Our Father (Christmas), Who Art In Heaven




The basic premise of Christian theology is that the life you lead on Earth will determine if you spend eternity in Heaven, or Hell. Different doctrines hold that either your ultimate destination is predetermined and there’s nothing you can do about it; or that you’re given a last chance to renounce your sins and be granted a pass to the glorious afterworld. Still others say that you’re being watched and judged every single day, and that your behaviors have a cumulative effect, like an end-of-year grade, weighted according to your overall piety. St. Peter is traditionally seen as gatekeeper, for whom you must pass muster to be let inside the exclusive club.

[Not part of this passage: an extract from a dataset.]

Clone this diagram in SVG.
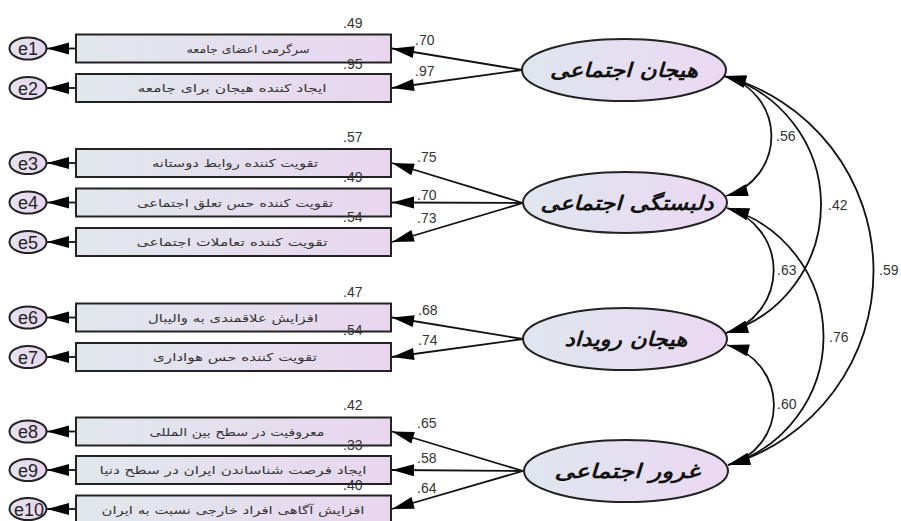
<svg xmlns="http://www.w3.org/2000/svg" width="901" height="521" viewBox="0 0 901 521">
<style>
.box{stroke:#222;stroke-width:2;fill:url(#gb)}
.lat{stroke:#222;stroke-width:2;fill:url(#ge)}
.err{stroke:#222;stroke-width:2;fill:url(#gc)}
.ct{font-family:"DejaVu Sans","Noto Sans",sans-serif;font-size:11px;fill:#333;text-anchor:middle}
.lt{font-family:"DejaVu Sans","Noto Sans",sans-serif;font-size:20px;font-weight:bold;font-style:italic;fill:#111;text-anchor:middle}
.et{font-family:"Liberation Sans",Arial,sans-serif;font-size:18px;fill:#222;text-anchor:middle}
.nm{font-family:"Liberation Sans",Arial,sans-serif;font-size:14px;fill:#333}
.ln{stroke:#111;stroke-width:1.8;fill:none}
.ar{marker-end:url(#ah)}
.cv{marker-start:url(#ah);marker-end:url(#ah)}
</style>
<defs>
<linearGradient id="gb" x1="0" y1="0" x2="1" y2="0">
<stop offset="0" stop-color="#e1e8ec"/>
<stop offset="1" stop-color="#e8d6ef"/>
</linearGradient>
<linearGradient id="ge" x1="0" y1="0" x2="1" y2="0">
<stop offset="0" stop-color="#dfe6ee"/>
<stop offset="1" stop-color="#ebd8f3"/>
</linearGradient>
<linearGradient id="gc" x1="0" y1="0" x2="1" y2="0">
<stop offset="0" stop-color="#e4e2ee"/>
<stop offset="1" stop-color="#e8d6ef"/>
</linearGradient>
<marker id="ah" markerUnits="userSpaceOnUse" viewBox="-23 -7 24 14" refX="0" refY="0" markerWidth="24" markerHeight="14" orient="auto-start-reverse">
<path d="M0,0 L-22,-6 L-22,6 Z" fill="#000"/>
</marker>
</defs>
<rect width="901" height="521" fill="#fff"/>

<g id="connectors">
<line class="ln ar" x1="76" y1="48.5" x2="47" y2="48.5"/>
<line class="ln ar" x1="76" y1="88" x2="47" y2="88"/>
<line class="ln ar" x1="76" y1="163" x2="47" y2="163"/>
<line class="ln ar" x1="76" y1="202.5" x2="47" y2="202.5"/>
<line class="ln ar" x1="76" y1="242" x2="47" y2="242"/>
<line class="ln ar" x1="76" y1="317.5" x2="47" y2="317.5"/>
<line class="ln ar" x1="76" y1="357" x2="47" y2="357"/>
<line class="ln ar" x1="76" y1="431.5" x2="47" y2="431.5"/>
<line class="ln ar" x1="76" y1="470" x2="47" y2="470"/>
<line class="ln ar" x1="76" y1="509" x2="47" y2="509"/>

<line class="ln ar" x1="522" y1="70" x2="392" y2="48.5"/>
<line class="ln ar" x1="522" y1="70" x2="392" y2="88"/>
<line class="ln ar" x1="523" y1="203" x2="392" y2="163"/>
<line class="ln ar" x1="523" y1="203" x2="392" y2="202.5"/>
<line class="ln ar" x1="523" y1="203" x2="392" y2="242"/>
<line class="ln ar" x1="523" y1="339" x2="392" y2="317.5"/>
<line class="ln ar" x1="523" y1="339" x2="392" y2="357"/>
<line class="ln ar" x1="523" y1="471" x2="392" y2="431.5"/>
<line class="ln ar" x1="523" y1="471" x2="392" y2="470"/>
<line class="ln ar" x1="523" y1="471" x2="392" y2="509"/>

<path class="ln cv" d="M724,76 A62,62 0 0 1 726,196"/>
<path class="ln cv" d="M724,76 A134,134 0 0 1 726,333"/>
<path class="ln cv" d="M724,76 A202,202 0 0 1 728,465"/>
<path class="ln cv" d="M727,208 A65,65 0 0 1 726,333"/>
<path class="ln cv" d="M727,208 A134,134 0 0 1 728,465"/>
<path class="ln cv" d="M727,345 A62,62 0 0 1 728,465"/>

<text class="nm" x="415" y="45">.70</text>
<text class="nm" x="415" y="76">.97</text>
<text class="nm" x="417" y="162">.75</text>
<text class="nm" x="417" y="200">.70</text>
<text class="nm" x="417" y="223">.73</text>
<text class="nm" x="418" y="315">.68</text>
<text class="nm" x="418" y="345">.74</text>
<text class="nm" x="417" y="428">.65</text>
<text class="nm" x="417" y="463">.58</text>
<text class="nm" x="417" y="493">.64</text>

<text class="nm" x="776" y="141">.56</text>
<text class="nm" x="828" y="210">.42</text>
<text class="nm" x="879" y="275">.59</text>
<text class="nm" x="777" y="275">.63</text>
<text class="nm" x="829" y="342">.76</text>
<text class="nm" x="777" y="409">.60</text>
</g>

<g id="e1"><ellipse class="err" cx="28" cy="48.5" rx="18.5" ry="11"/><text class="et" x="28" y="55">e1</text></g>
<g id="e2"><ellipse class="err" cx="28" cy="88" rx="18.5" ry="11"/><text class="et" x="28" y="94.5">e2</text></g>
<g id="e3"><ellipse class="err" cx="28" cy="163" rx="18.5" ry="11"/><text class="et" x="28" y="169.5">e3</text></g>
<g id="e4"><ellipse class="err" cx="28" cy="202.5" rx="18.5" ry="11"/><text class="et" x="28" y="209">e4</text></g>
<g id="e5"><ellipse class="err" cx="28" cy="242" rx="18.5" ry="11"/><text class="et" x="28" y="248.5">e5</text></g>
<g id="e6"><ellipse class="err" cx="28" cy="317.5" rx="18.5" ry="11"/><text class="et" x="28" y="324">e6</text></g>
<g id="e7"><ellipse class="err" cx="28" cy="357" rx="18.5" ry="11"/><text class="et" x="28" y="363.5">e7</text></g>
<g id="e8"><ellipse class="err" cx="28" cy="431.5" rx="18.5" ry="11"/><text class="et" x="28" y="438">e8</text></g>
<g id="e9"><ellipse class="err" cx="28" cy="470" rx="18.5" ry="11"/><text class="et" x="28" y="476.5">e9</text></g>
<g id="e10"><ellipse class="err" cx="28" cy="509" rx="18.5" ry="11"/><text class="et" x="29" y="515.5">e10</text></g>

<g id="v1"><rect class="box" x="76" y="34.5" width="315" height="28"/><text class="ct" x="248" y="52.5" textLength="123" lengthAdjust="spacingAndGlyphs">سرگرمی اعضای جامعه</text><text class="nm" x="343" y="28">.49</text></g>
<g id="v2"><rect class="box" x="76" y="74" width="315" height="28"/><text class="ct" x="232" y="92" textLength="189" lengthAdjust="spacingAndGlyphs">ایجاد کننده هیجان برای جامعه</text><text class="nm" x="343" y="69">.95</text></g>
<g id="v3"><rect class="box" x="76" y="149" width="315" height="28"/><text class="ct" x="235" y="167" textLength="166" lengthAdjust="spacingAndGlyphs">تقویت کننده روابط دوستانه</text><text class="nm" x="343" y="142">.57</text></g>
<g id="v4"><rect class="box" x="76" y="188.5" width="315" height="28"/><text class="ct" x="235" y="206.5" textLength="196" lengthAdjust="spacingAndGlyphs">تقویت کننده حس تعلق اجتماعی</text><text class="nm" x="343" y="182">.49</text></g>
<g id="v5"><rect class="box" x="76" y="228" width="315" height="28"/><text class="ct" x="232" y="246" textLength="191" lengthAdjust="spacingAndGlyphs">تقویت کننده تعاملات اجتماعی</text><text class="nm" x="343" y="222">.54</text></g>
<g id="v6"><rect class="box" x="76" y="303.5" width="315" height="28"/><text class="ct" x="233" y="321.5" textLength="170" lengthAdjust="spacingAndGlyphs">افزایش علاقمندی به والیبال</text><text class="nm" x="343" y="297">.47</text></g>
<g id="v7"><rect class="box" x="76" y="343" width="315" height="28"/><text class="ct" x="235" y="361" textLength="164" lengthAdjust="spacingAndGlyphs">تقویت کننده حس هواداری</text><text class="nm" x="343" y="335">.54</text></g>
<g id="v8"><rect class="box" x="76" y="417.5" width="315" height="28"/><text class="ct" x="237" y="435.5" textLength="175" lengthAdjust="spacingAndGlyphs">معروفیت در سطح بین المللی</text><text class="nm" x="343" y="410">.42</text></g>
<g id="v9"><rect class="box" x="76" y="456" width="315" height="28"/><text class="ct" x="233" y="474" textLength="267" lengthAdjust="spacingAndGlyphs">ایجاد فرصت شناساندن ایران در سطح دنیا</text><text class="nm" x="343" y="450">.33</text></g>
<g id="v10"><rect class="box" x="76" y="495.5" width="315" height="28"/><text class="ct" x="233" y="513.5" textLength="263" lengthAdjust="spacingAndGlyphs">افزایش آگاهی افراد خارجی نسبت به ایران</text><text class="nm" x="343" y="490">.40</text></g>

<g id="f1"><ellipse class="lat" cx="624" cy="70" rx="102" ry="31"/><text class="lt" x="624" y="77" textLength="148" lengthAdjust="spacingAndGlyphs">هیجان اجتماعی</text></g>
<g id="f2"><ellipse class="lat" cx="625" cy="202.5" rx="102" ry="30.5"/><text class="lt" x="627" y="209.5" textLength="173" lengthAdjust="spacingAndGlyphs">دلبستگی اجتماعی</text></g>
<g id="f3"><ellipse class="lat" cx="625" cy="339" rx="102" ry="31"/><text class="lt" x="626" y="346" textLength="123" lengthAdjust="spacingAndGlyphs">هیجان رویداد</text></g>
<g id="f4"><ellipse class="lat" cx="626" cy="471" rx="102" ry="31"/><text class="lt" x="627" y="478" textLength="145" lengthAdjust="spacingAndGlyphs">غرور اجتماعی</text></g>
</svg>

On the other hand, Santa does the very same thing at Christmastime, a fact millions of children or people who have once been children, can attest (there are even picture to prove it), which begs the question: is Santa St. Peter in disguise?  

“Ho ho ho,” the big man with a beard will murmur merrily as you approach, trembling amid the whiteness. “What’s your name, little [BOY or GIRL]?”

At this you will tell him your name. Probably your formal name, the one on your birth certificate, as opposed to the nickname you have been known by your whole entire life.

“And tell me,” the portly fellow will huff, “have you been naughty or nice?”

Naturally, you’ll report having been nice. Very nice, in fact. Super-nice.

The imposing gentleman will peer at you to confirm your confession’s veracity, because he has super powers and can determine such things. “Fair enough then,” he’ll snort, “you can come in. Close the door behind you, you’ll let in the draft.”